Server Selection

Greg Whalin gwhalin at meetup.com
Thu Dec 8 13:35:39 UTC 2005


Alex Stapleton wrote:
> 
> On 8 Dec 2005, at 10:03, Alex Stapleton wrote:
> 
>>
>> On 6 Dec 2005, at 14:06, Gregory Block wrote:
>>
>>> On 6 Dec 2005, at 13:59, Greg Whalin wrote:
>>>
>>>>
>>>> This is 100% correct.  I guess I had never envisioned people  
>>>> putting the order in different.  I would not feel comfortable re- 
>>>> sorting the list in the event that the user intentionally set the  
>>>> order for some reason (can't think of a very compelling one off  the 
>>>> top of my head, but does not mean there is not one).
>>>
>>>
>>> The knee-jerk answer:  Because that's the way it's done on other  
>>> clients, and as such, behaviours between clients match?  :)
>>>
>>> I don't feel there's a good reason to sort in-client unless all  the 
>>> clients do so; there's no point in behaving differently, as it  
>>> breaks compatibility with any perl-based commandline tools one  might 
>>> write to access the same data.
>>>
>>> If someone wants to sort, they can sort on the way in, IMO.
>>
>>
>> why not just add something like
>>
>> memcache_sort_severs()
>>
>> so that if people want to ensure they are always in the same order,  
>> they can really easily?
> 
> 
>  *tries again with better spelling*
> 
> What I mean, is you could just add a single method which sorts the  
> server list for the user when it's called. That way they can do weird  
> ordering tricks if they really want to. It's not like it really  *needs* 
> to reduce flexibility.
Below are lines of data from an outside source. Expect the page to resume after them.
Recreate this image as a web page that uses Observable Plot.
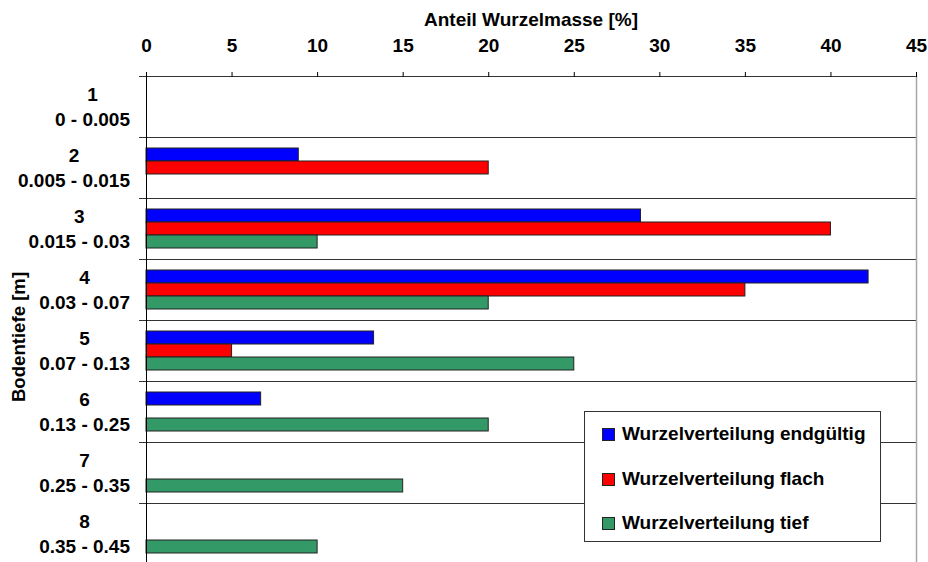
<!DOCTYPE html>
<html>
<head>
<meta charset="utf-8">
<script src="https://cdn.jsdelivr.net/npm/d3@7"></script>
<script src="https://cdn.jsdelivr.net/npm/@observablehq/plot@0.6"></script>
<style>
  html, body { margin: 0; padding: 0; background: #fff; overflow: hidden; }
  #wrap { position: relative; width: 928px; height: 562px; overflow: hidden;
          font-family: "Liberation Sans", Arial, sans-serif; font-weight: bold; color: #000; }
  #title { position: absolute; left: 146px; width: 770px; top: 10px; text-align: center;
           font-size: 19px; line-height: 19px; white-space: nowrap; }
  #ytitle { position: absolute; left: -81px; top: 327px; width: 200px; height: 20px; line-height: 20px;
            text-align: center; font-size: 18.6px; transform: rotate(-90deg); white-space: nowrap; }
  #legend { position: absolute; left: 584px; top: 411px; width: 297px; height: 131px;
            background: #fff; border: 1px solid #333; box-sizing: border-box; }
  .item { position: absolute; left: 17px; height: 20px; display: flex; align-items: center;
          font-size: 19px; white-space: nowrap; }
  .sw { width: 11px; height: 11px; border: 1px solid #222; margin-right: 7px; }
</style>
</head>
<body>
<div id="wrap">
  <div id="chart"></div>
  <div id="title"></div>
  <div id="ytitle"></div>
  <div id="legend"></div>
</div>
<script>
// ---- data ----
const rowIds = ["1", "2", "3", "4", "5", "6", "7", "8"];
const rowRanges = ["0 - 0.005", "0.005 - 0.015", "0.015 - 0.03", "0.03 - 0.07",
                   "0.07 - 0.13", "0.13 - 0.25", "0.25 - 0.35", "0.35 - 0.45"];
const seriesNames = ["Wurzelverteilung endgültig", "Wurzelverteilung flach", "Wurzelverteilung tief"];
const seriesColors = ["#0000ff", "#ff0000", "#339966"];
const endgueltig = [null, 8.9, 28.9, 42.2, 13.3, 6.7, null, null];
const flach      = [null, 20, 40, 35, 5, null, null, null];
const tief       = [null, null, 10, 20, 25, 20, 15, 10];
const xTicks = [0, 5, 10, 15, 20, 25, 30, 35, 40, 45];
const xTitle = "Anteil Wurzelmasse [%]";
const yTitle = "Bodentiefe [m]";

// ---- table ----
const seriesValues = [endgueltig, flach, tief];
const data = [];
rowIds.forEach((id, i) => {
  seriesNames.forEach((s, j) => {
    const v = seriesValues[j][i];
    if (v != null) data.push({row: id, series: s, value: v});
  });
});
const rows = rowIds.map((id, i) => ({id, range: rowRanges[i]}));

// measure second line widths to centre the first line over it
const ctx = document.createElement("canvas").getContext("2d");
ctx.font = "bold 19px 'Liberation Sans'";
const labelRight = -16.5;

const numberMarks = rows.map(r => Plot.text([r], {
  fy: "id", text: "id", frameAnchor: "left", textAnchor: "middle",
  dx: labelRight - ctx.measureText(r.range).width / 2, dy: -12.2
}));

const chart = Plot.plot({
  width: 928,
  height: 567,
  marginLeft: 146,
  marginRight: 12,
  marginTop: 73,
  marginBottom: 0,
  style: {fontFamily: "'Liberation Sans', Arial, sans-serif", fontWeight: "bold", fontSize: "19px", background: "#fff", overflow: "visible"},
  x: {domain: [0, 45], axis: null},
  y: {domain: seriesNames, paddingInner: 0, paddingOuter: 0.81, axis: null},
  fy: {domain: rowIds, padding: 0, axis: null},
  color: {domain: seriesNames, range: seriesColors},
  marks: [
    Plot.frame({anchor: "top", stroke: "#333", insetLeft: -7}),
    Plot.barX(data, {fy: "row", y: "series", x: "value", fill: "series", stroke: "#222", strokeWidth: 1}),
    Plot.ruleX([0], {stroke: "#000"}),
    Plot.ruleX([45], {stroke: "#a6a6a6", strokeWidth: 1.5}),
    Plot.axisX({anchor: "top", ticks: xTicks, tickSize: 5, tickPadding: 20, label: null, stroke: "#000"}),
    Plot.text(rows, {fy: "id", text: "range", frameAnchor: "left", textAnchor: "end", dx: labelRight, dy: 12.6}),
    ...numberMarks
  ]
});
document.getElementById("chart").appendChild(chart);

document.getElementById("title").textContent = xTitle;
document.getElementById("ytitle").textContent = yTitle;
const legend = document.getElementById("legend");
const legendTops = [12, 57, 101];
seriesNames.forEach((s, j) => {
  const it = document.createElement("div");
  it.className = "item";
  it.style.top = legendTops[j] + "px";
  const sw = document.createElement("div");
  sw.className = "sw";
  sw.style.background = seriesColors[j];
  const tx = document.createElement("span");
  tx.textContent = s;
  it.appendChild(sw);
  it.appendChild(tx);
  legend.appendChild(it);
});
</script>
</body>
</html>
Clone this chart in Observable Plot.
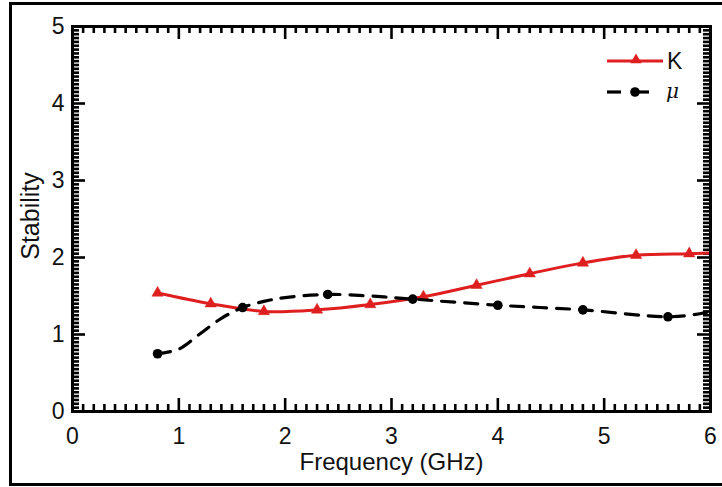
<!DOCTYPE html>
<html>
<head>
<meta charset="utf-8">
<script src="https://cdn.jsdelivr.net/npm/d3@7"></script>
<script src="https://cdn.jsdelivr.net/npm/@observablehq/plot@0.6"></script>
<style>
  html, body { margin: 0; padding: 0; background: #fff; overflow: hidden; }
  #wrap { position: relative; width: 722px; height: 487px; overflow: hidden; }
  #border { position: absolute; left: 9px; top: 2px; width: 730px; height: 484px; border: 3px solid #000; box-sizing: border-box; pointer-events: none; }
  #legend { position: absolute; left: 598px; top: 42px; }
</style>
</head>
<body>
<div id="wrap"><div id="border"></div></div>
<script>
// ---- data ----
const kFreq = [0.8, 1.3, 1.8, 2.3, 2.8, 3.3, 3.8, 4.3, 4.8, 5.3, 5.8];
const kValues = [1.54, 1.40, 1.30, 1.32, 1.39, 1.49, 1.64, 1.79, 1.93, 2.03, 2.05];
const kLineFreq = [0.8, 1.3, 1.8, 2.3, 2.8, 3.3, 3.8, 4.3, 4.8, 5.3, 5.8, 6.0];
const kLineValues = [1.54, 1.40, 1.30, 1.32, 1.39, 1.49, 1.64, 1.79, 1.93, 2.03, 2.05, 2.06];

const muFreq = [0.8, 1.6, 2.4, 3.2, 4.0, 4.8, 5.6];
const muValues = [0.75, 1.35, 1.52, 1.46, 1.38, 1.32, 1.23];
const muLineFreq = [0.8, 1.0, 1.2, 1.4, 1.6, 1.8, 2.0, 2.4, 2.8, 3.2, 4.0, 4.8, 5.6, 5.9, 6.0];
const muLineValues = [0.75, 0.81, 1.01, 1.21, 1.35, 1.43, 1.48, 1.52, 1.50, 1.46, 1.38, 1.32, 1.23, 1.27, 1.30];

const xMajor = [0, 1, 2, 3, 4, 5, 6];
const yMajor = [0, 1, 2, 3, 4, 5];
const xMinor = d3.range(0, 61).map(i => i / 10).filter(v => Math.abs(v - Math.round(v)) > 1e-9);
const yMinor = d3.range(0, 101).map(i => i / 20).filter(v => Math.abs(v - Math.round(v)) > 1e-9);

const seriesNames = ["K", "\u03bc"];
const red = "#df1f1f";

// ---- layout ----
const W = 722, H = 487;
const mL = 72, mR = 12, mT = 26, mB = 76;
const fw = W - mL - mR, fh = H - mT - mB;
const majLen = 13, minLen = 7;

const k = kFreq.map((f, i) => ({f, v: kValues[i]}));
const kLine = kLineFreq.map((f, i) => ({f, v: kLineValues[i]}));
const mu = muFreq.map((f, i) => ({f, v: muValues[i]}));
const muLine = muLineFreq.map((f, i) => ({f, v: muLineValues[i]}));

const tickStyle = {stroke: "#000", strokeWidth: 2.6, strokeLinecap: "butt"};

const chart = Plot.plot({
  width: W, height: H,
  marginLeft: mL, marginRight: mR, marginTop: mT, marginBottom: mB,
  style: {fontFamily: "'Liberation Sans', Arial, sans-serif", fontSize: "23px", color: "#000", background: "transparent"},
  x: {domain: [0, 6]},
  y: {domain: [0, 5]},
  marks: [
    // ticks (inward, on all four sides)
    Plot.tickX(xMajor, {x: d => d, insetTop: fh - majLen, ...tickStyle}),
    Plot.tickX(xMajor, {x: d => d, insetBottom: fh - majLen, ...tickStyle}),
    Plot.tickX(xMinor, {x: d => d, insetTop: fh - minLen, ...tickStyle}),
    Plot.tickX(xMinor, {x: d => d, insetBottom: fh - minLen, ...tickStyle}),
    Plot.tickY(yMajor, {y: d => d, insetRight: fw - majLen, ...tickStyle}),
    Plot.tickY(yMajor, {y: d => d, insetLeft: fw - majLen, ...tickStyle}),
    Plot.tickY(yMinor, {y: d => d, insetRight: fw - minLen, ...tickStyle}),
    Plot.tickY(yMinor, {y: d => d, insetLeft: fw - minLen, ...tickStyle}),
    Plot.axisX({ticks: xMajor, tickSize: 0, tickPadding: 16, label: null, fontSize: 23, fill: "#111", tickFormat: d3.format("d")}),
    Plot.axisY({ticks: yMajor, tickSize: 0, tickPadding: 8, label: null, fontSize: 23, fill: "#111", tickFormat: d3.format("d")}),
    // series
    Plot.line(kLine, {x: "f", y: "v", stroke: red, strokeWidth: 3, curve: "catmull-rom"}),
    Plot.dot(k, {x: "f", y: "v", symbol: "triangle", fill: red, stroke: red, strokeWidth: 0.5, r: 4.2}),
    Plot.line(muLine, {x: "f", y: "v", stroke: "#000", strokeWidth: 3.2, strokeDasharray: "13,10", curve: "catmull-rom"}),
    Plot.dot(mu, {x: "f", y: "v", fill: "#000", r: 4.8}),
    Plot.frame({stroke: "#000", strokeWidth: 3}),
    // axis titles
    Plot.text(["Frequency (GHz)"], {frameAnchor: "bottom", lineAnchor: "middle", textAnchor: "middle", dy: 51, fontSize: 24, fill: "#111"}),
    Plot.text(["Stability"], {frameAnchor: "left", lineAnchor: "middle", textAnchor: "middle", rotate: -90, dx: -42, dy: -3, fontSize: 25, fill: "#111"})
  ]
});
document.getElementById("wrap").prepend(chart);

// ---- legend (inside the plot, top-right) ----
const leg = d3.select("#wrap").append("svg").attr("id", "legend")
  .attr("width", 100).attr("height", 70)
  .style("font-family", "'Liberation Sans', Arial, sans-serif");
// K entry
const g1 = leg.append("g").attr("transform", "translate(0,19)");
g1.append("line").attr("x1", 9).attr("x2", 65).attr("y1", 0).attr("y2", 0)
  .attr("stroke", red).attr("stroke-width", 3);
g1.append("path").attr("d", d3.symbol(d3.symbolTriangle, 55)()).attr("transform", "translate(38,-1)").attr("fill", red);
g1.append("text").attr("x", 69).attr("y", 8).attr("font-size", 23).attr("fill", "#111").text(seriesNames[0]);
// mu entry
const g2 = leg.append("g").attr("transform", "translate(0,50)");
g2.append("line").attr("x1", 9).attr("x2", 23).attr("y1", 0).attr("y2", 0)
  .attr("stroke", "#000").attr("stroke-width", 3.2);
g2.append("line").attr("x1", 37).attr("x2", 51).attr("y1", 0).attr("y2", 0)
  .attr("stroke", "#000").attr("stroke-width", 3.2);
g2.append("circle").attr("cx", 37).attr("cy", 0).attr("r", 4.8).attr("fill", "#000");
g2.append("text").attr("x", 68).attr("y", 6).attr("font-size", 20).attr("font-style", "italic")
  .attr("font-family", "'DejaVu Serif', 'Liberation Serif', serif").attr("fill", "#111").text(seriesNames[1]);
</script>
</body>
</html>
It could always be some sort of  toggleable 
> option as well, so that you use the original or sorted  server list at 
> will if you want to mix the two behaviours without  having to recreat 
> the server list.


As I see it, this would increase complexity without need.  I still can 
see no reason that something like this would ever be needed?